Monday, August 30, 2010
Unable to Fully California with cover by Krista Franklin is officially available on Lulu and Amazon .
I love the clear style, unforced music. It is not so much a strange poetry as the poetry of a stranger, the way Bishop was a Brazilian in Boston and a Bostonian in Brazil. I fell in love with your “blue fruit” and “inescapable tomorrow,” also what seems like renunciation not of sentimentality but of cliché …I like even the quasi-Romantic dislocations here: “There is a beauty to ice/only a statue understands.” I’m not a statue, so I only partially understand, but that should be more than enough for Sawyer’s uncanny picnic on no grass … seemed as real as the Bronx, and I couldn’t stop thinking: I am so lucky that this poetry is so good.
The split infinitive title that is Unable to Fully California prompts the question: What in 2010 is most real? Larry Sawyer leads us in response to “the exotic trigonometry” that invokes twirled concepts, blended wines, plus deliciously intentional mistakes. In this spree of sight and sound, nouns take up residence while collocating in new roles as verbs alive in trans-plantation.

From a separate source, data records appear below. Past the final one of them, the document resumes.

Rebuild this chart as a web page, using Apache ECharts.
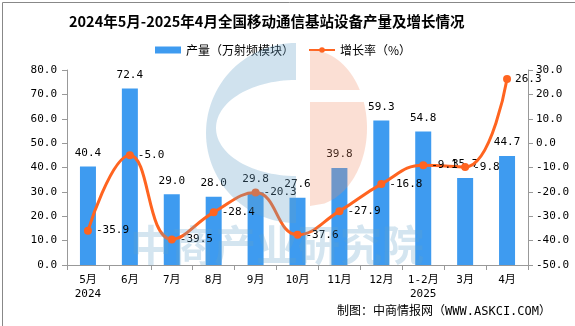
<!DOCTYPE html>
<html><head><meta charset="utf-8">
<script src="https://cdn.jsdelivr.net/npm/echarts@6/dist/echarts.min.js"></script>
<style>html,body{margin:0;padding:0;background:#fff}#c{width:575px;height:326px;box-sizing:border-box}</style>
</head><body><div id="c"></div>
<script>
const categories = ['5月\n2024','6月','7月','8月','9月','10月','11月','12月','1-2月\n2025','3月','4月'];
const production = [40.4,72.4,29.0,28.0,29.8,27.6,39.8,59.3,54.8,35.7,44.7];
const growth = [-35.9,-5.0,-39.5,-28.4,-20.3,-37.6,-27.9,-16.8,-9.1,-9.8,26.3];
const title = '2024年5月-2025年4月全国移动通信基站设备产量及增长情况';
const legendNames = ['产量（万射频模块）','增长率（%）'];
const source = '制图：中商情报网（WWW.ASKCI.COM）';
const watermark = '中商产业研究院';

// watermark logo outline helpers (decoration only)
function arcPts(cx, cy, rx, ry, a0, a1, n) {
  const pts = [];
  for (let i = 0; i <= n; i++) {
    const a = (a0 + (a1 - a0) * i / n) * Math.PI / 180;
    pts.push([cx + rx * Math.cos(a), cy + ry * Math.sin(a)]);
  }
  return pts;
}
const logoBlue = arcPts(296,133,90,90,-90,-270,60).concat(arcPts(296,128,80,48,90,270,60));
function halfEllipseBand(y0, y1) {
  const cx = 310, cy = 128, rx = 57, ry = 78, pts = [];
  for (let i = 0; i <= 40; i++) {
    const y = y0 + (y1 - y0) * i / 40;
    const t = Math.max(0, 1 - ((y - cy) / ry) ** 2);
    pts.push([cx + rx * Math.sqrt(t), y]);
  }
  pts.push([cx, y1]); pts.push([cx, y0]);
  return pts;
}
const logoPink1 = halfEllipseBand(50, 90);
const logoPink2 = halfEllipseBand(102, 206);

const FONT = '"DejaVu Sans Mono","Noto Sans CJK SC",monospace';
const chart = echarts.init(document.getElementById('c'));
chart.setOption({
  animation:false,
  backgroundColor:'#fff',
  title:{text:title,left:64,top:9,textStyle:{fontFamily:'"Noto Sans CJK SC",sans-serif',fontSize:14.5,fontWeight:'bold',color:'#000'}},
  legend:{top:39,left:150,itemGap:14,itemWidth:26,itemHeight:7,
    textStyle:{fontFamily:'"Noto Sans CJK SC",sans-serif',fontSize:12,color:'#000'},
    data:[{name:legendNames[0],icon:'rect'},{name:legendNames[1]}]},
  grid:{left:67,right:47,top:70,bottom:61},
  xAxis:{type:'category',data:categories,
    axisLine:{lineStyle:{color:'#999'}},
    axisTick:{show:true,alignWithLabel:false,length:5,lineStyle:{color:'#999'}},
    axisLabel:{fontFamily:FONT,fontSize:11,color:'#000',interval:0,lineHeight:14,margin:8}},
  yAxis:[
    {type:'value',min:0,max:80,interval:10,position:'left',
     axisLine:{show:true,lineStyle:{color:'#999'}},axisTick:{show:true,length:5,lineStyle:{color:'#999'}},
     splitLine:{show:false},
     axisLabel:{fontFamily:FONT,fontSize:11,color:'#000',formatter:v=>v.toFixed(1),margin:10}},
    {type:'value',min:-50,max:30,interval:10,position:'right',
     axisLine:{show:true,lineStyle:{color:'#999'}},axisTick:{show:true,length:5,lineStyle:{color:'#999'}},
     splitLine:{show:false},
     axisLabel:{fontFamily:FONT,fontSize:11,color:'#000',formatter:v=>v.toFixed(1),margin:8}}
  ],
  series:[
    {name:legendNames[0],type:'bar',data:production,barWidth:16,yAxisIndex:0,
     itemStyle:{color:'#3E9BF0'},
     label:{show:true,position:'top',distance:8,fontFamily:FONT,fontSize:11,color:'#000',formatter:p=>p.value.toFixed(1)}},
    {name:legendNames[1],type:'line',data:growth,yAxisIndex:1,smooth:0.45,
     symbol:'circle',symbolSize:8,
     lineStyle:{color:'#FF6420',width:3},itemStyle:{color:'#FF6420'},
     label:{show:true,position:'right',distance:4,fontFamily:FONT,fontSize:11,color:'#000',formatter:p=>p.value.toFixed(1)},
     z:5}
  ],
  graphic:[
    {type:'rect',left:0,top:0,shape:{width:574,height:325},style:{fill:'none',stroke:'#888',lineWidth:1},silent:true,z:0},
    {type:'polygon',shape:{points:logoBlue},style:{fill:'rgba(100,160,200,0.3)'},z:10,silent:true},
    {type:'polygon',shape:{points:logoPink1},style:{fill:'rgba(240,140,100,0.28)'},z:10,silent:true},
    {type:'polygon',shape:{points:logoPink2},style:{fill:'rgba(240,140,100,0.28)'},z:10,silent:true},
    {type:'text',left:130,top:224,style:{text:watermark,fill:'rgba(100,160,200,0.28)',font:'bold 42px "Noto Sans CJK SC"'},z:10,silent:true},
    {type:'text',right:24,bottom:8,style:{text:source,fill:'#000',font:'12px "DejaVu Sans Mono","Noto Sans CJK SC"'},z:20}
  ]
});
</script></body></html>
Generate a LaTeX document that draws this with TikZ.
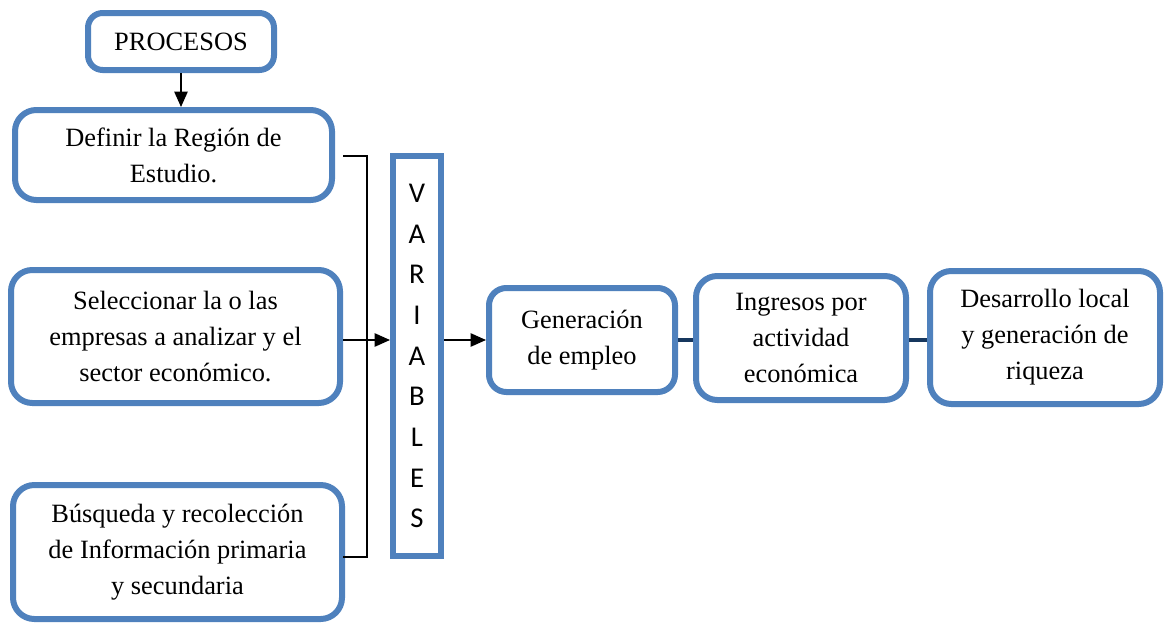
\documentclass[tikz,border=0pt]{standalone}
\usepackage{fontspec}
\setmainfont{Liberation Serif}
\newfontfamily\varfont{Carlito}
\usetikzlibrary{arrows.meta}
\definecolor{boxblue}{RGB}{79,129,189}
\definecolor{linknavy}{RGB}{23,55,94}
\tikzset{
  stepbox/.style={draw=boxblue, line width=4.5pt, fill=white, rounded corners=16pt, align=center, inner sep=2pt,
    font=\fontsize{19.8}{27}\selectfont},
  arr/.style={-{Triangle[length=11.5pt,width=10pt]}, line width=1.1pt},
  link/.style={draw=linknavy, line width=3pt}
}

\begin{document}
\begin{tikzpicture}[x=0.75pt,y=0.75pt,yscale=-1,xscale=1]
\useasboundingbox (0,0) rectangle (1165,625);
\node[stepbox, rounded corners=11pt, minimum width=139.5pt, minimum height=42.75pt] (proc) at (181,41.5) {PROCESOS};
\node[stepbox, minimum width=237.75pt, minimum height=67.5pt] (def) at (173.5,155) {Definir la Región de\\Estudio.};
\node[stepbox, minimum width=246.75pt, minimum height=99.75pt] (sel) at (175.5,336.5) {Seleccionar la o las\\empresas a analizar y el\\sector económico.};
\node[stepbox, minimum width=246.75pt, minimum height=100.5pt] (bus) at (177.5,552) {Búsqueda y recolección\\de Información primaria\\y secundaria};
\node[stepbox, rounded corners=0pt, minimum width=36pt, minimum height=300pt, font=\varfont\fontsize{21.5}{30.5}\selectfont] (var) at (417,356) {V\\A\\R\\I\\A\\B\\L\\E\\S};
\node[stepbox, rounded corners=13pt, minimum width=139.5pt, minimum height=78pt] (gen) at (582,340) {Generación\\de empleo};
\node[stepbox, minimum width=157.5pt, minimum height=93pt] (ing) at (801,338) {Ingresos por\\actividad\\económica};
\node[stepbox, minimum width=172.5pt, minimum height=99.75pt] (des) at (1045,337.5) {Desarrollo local\\y generación de\\riqueza};

\coordinate (brt) at (343,156);
\coordinate (brm) at (367,341);
\coordinate (brb) at (343,557);
\draw[line width=1.1pt] (brt) -| (brm) |- (brb);

\draw[arr] (proc.south) -- (proc.south |- def.north);
\draw[arr] (sel.east |- gen.west) -- (var.west |- gen.west);
\draw[arr] (var.east |- gen.west) -- (gen.west);
\draw[link] (gen.east) -- (gen.east -| ing.west);
\draw[link] (ing.east |- gen.east) -- (des.west |- gen.east);
\end{tikzpicture}
\end{document}
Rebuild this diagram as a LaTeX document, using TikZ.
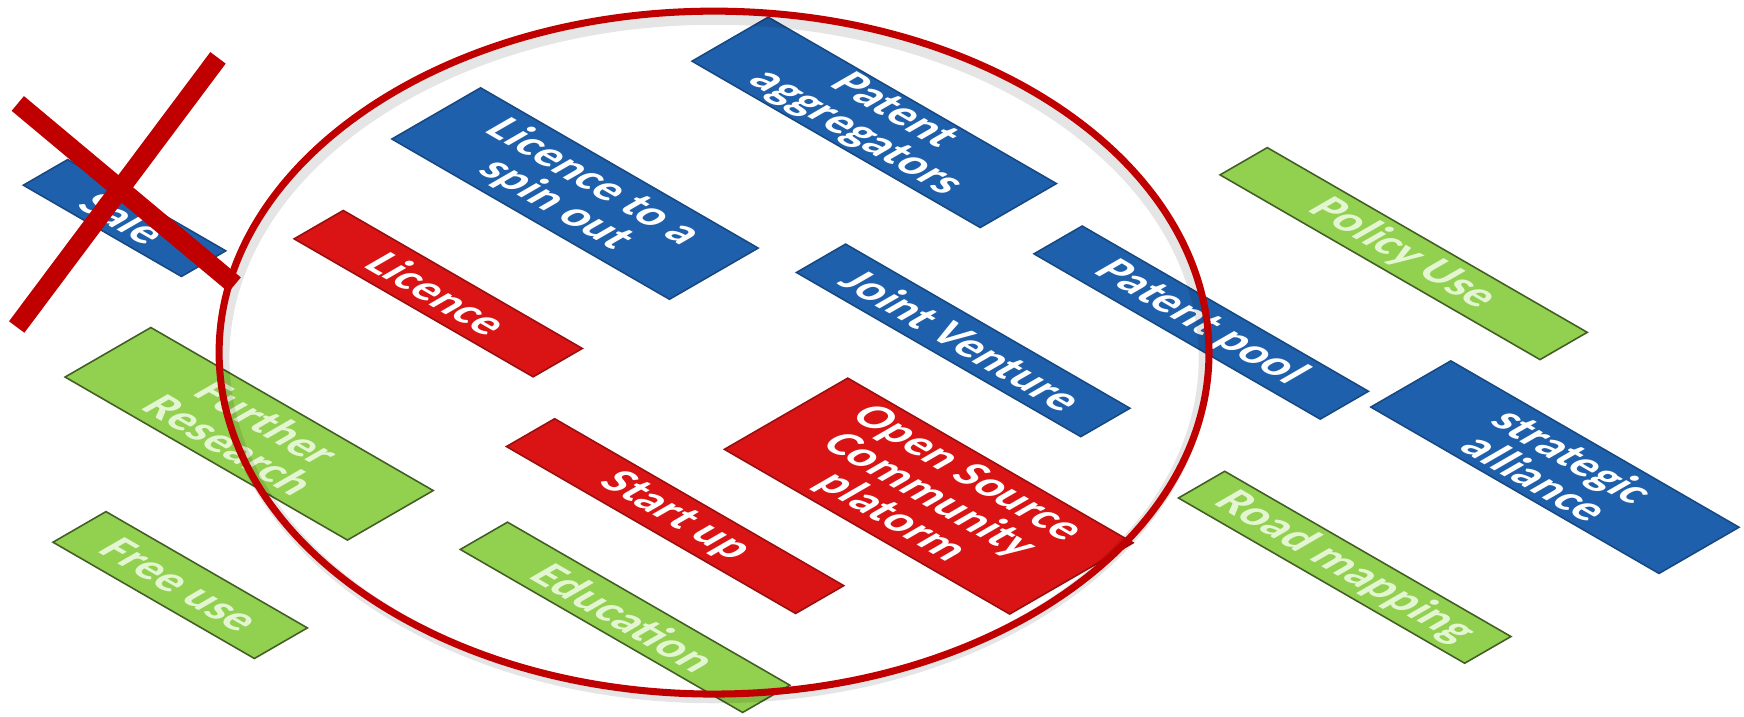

The tenor and vehicle of similes yield a vivid array of bleached blond poems that skid across the page. Their x axis is transmuted from horizon line to stars as yet unnamed from which we readers readily infer we’re not in Kansas anymore.
—Sheila E. Murphy
The poetry of Larry Sawyer arrives free of any investment in a “poetics” or worldview and therefore ties its shoes on the run: “The city is a Smith and Wesson covered in noon.” The sublime lies in “covered in noon,” the waking world in the Smith and Wesson. So there’s a spontaneity of composition (anything can happen and does) that reminds us of what René Char was supposed to have been. On first impression, the poems can seem scattershot, like the art works of Niki de Saint Phalle composed by shotgun. Some of the pellets form patterns, some impressions they make are deeper than others, and some even pierce the metal canvas. Because Sawyer’s style is so open, the casual and intense find comfort in each other and the remarkable detail emerges: “What horizon / spreads in the distance / muscles ripening?” Much of this work is therefore fresh and unexpectable, like the final line of his elegy at Char’s gravesite: “Quiet snow, gossip over the hero’s grave.”